Now, I know that every injury is different, especially incomplete ones, and my experience is not the be all end all of SCIs. But from the information given, Bethany and I should have been very similar. I know I've never used a dressing sling (never even heard of one), and I don't even need to use the bars in the handicapped stalls to go to the bathroom. At most, I sometimes used a sliding board for particularly tricky transfers, but I eventually gave it away because I stopped needing it. I'd love to read about heroines with such low functionality, but if Anderson really wanted her protagonist to actually need all the equipment she uses, she should have made Bethany a quadriplegic, or at least have a much higher level injury. It would not have changed the story any, and the details would have been correct.
Aside from all that, I had a hard time liking Bethany as a character. She was always telling people about how she wanted to be independent, but she acted so helpless when she was in trouble that I had a hard time believing it. And she was always explaining how hard things were, or how she couldn't do something specific instead of trying to work around her limitations. She did manage some heroics (yay for crawling to save your man while a bear's on the loose!) but in the end it just didn't make up for her overall wimpiness. Maybe it was just that her philosophy was so different from mine. All I know is that I kept wanting to yell at her, “Go for it! You deserve better! Why can't you be with him? He built you a ramp for pity's sake. What better expression of love and commitment does a girl need besides a ramp?” But as usual, my cries went unheeded.
At the last, Bethany did learn that it's better to live your life to the full, accepting the risk that you might get hurt, than to live safe but unhappy in a box of your own making. As far as themes go, this is one I can definitely get behind. I want disabled characters to figure out how to continue doing the things they love instead of sitting around whining because that's what I want for myself. I wasn't an athletic person before my injury so I'm not missing a lot, but I can guarantee that one of these days I'll figure out adaptive sailing because I really want to sail again. Though it might have to wait until we live near some water. It's hard to sail in a desert.

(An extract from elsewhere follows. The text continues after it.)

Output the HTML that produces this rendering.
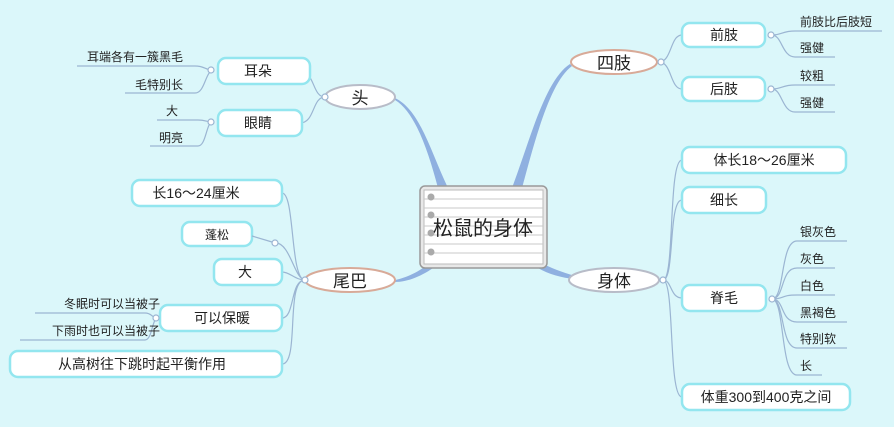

Although I agree with this theme, I want to point out that I think finding a balance is equally important. I can fight to find ways to do the things I love while accepting there are other things that I will never do again. I'm perfectly capable of taking short hikes around the Rockies (so long as I'm okay with being in some pain afterward), but I will probably never climb a fourteener. I'm sure there are other people with disabilities out there who have, but to me, it's not so important. So I'm going to accept it and move on to the things that are.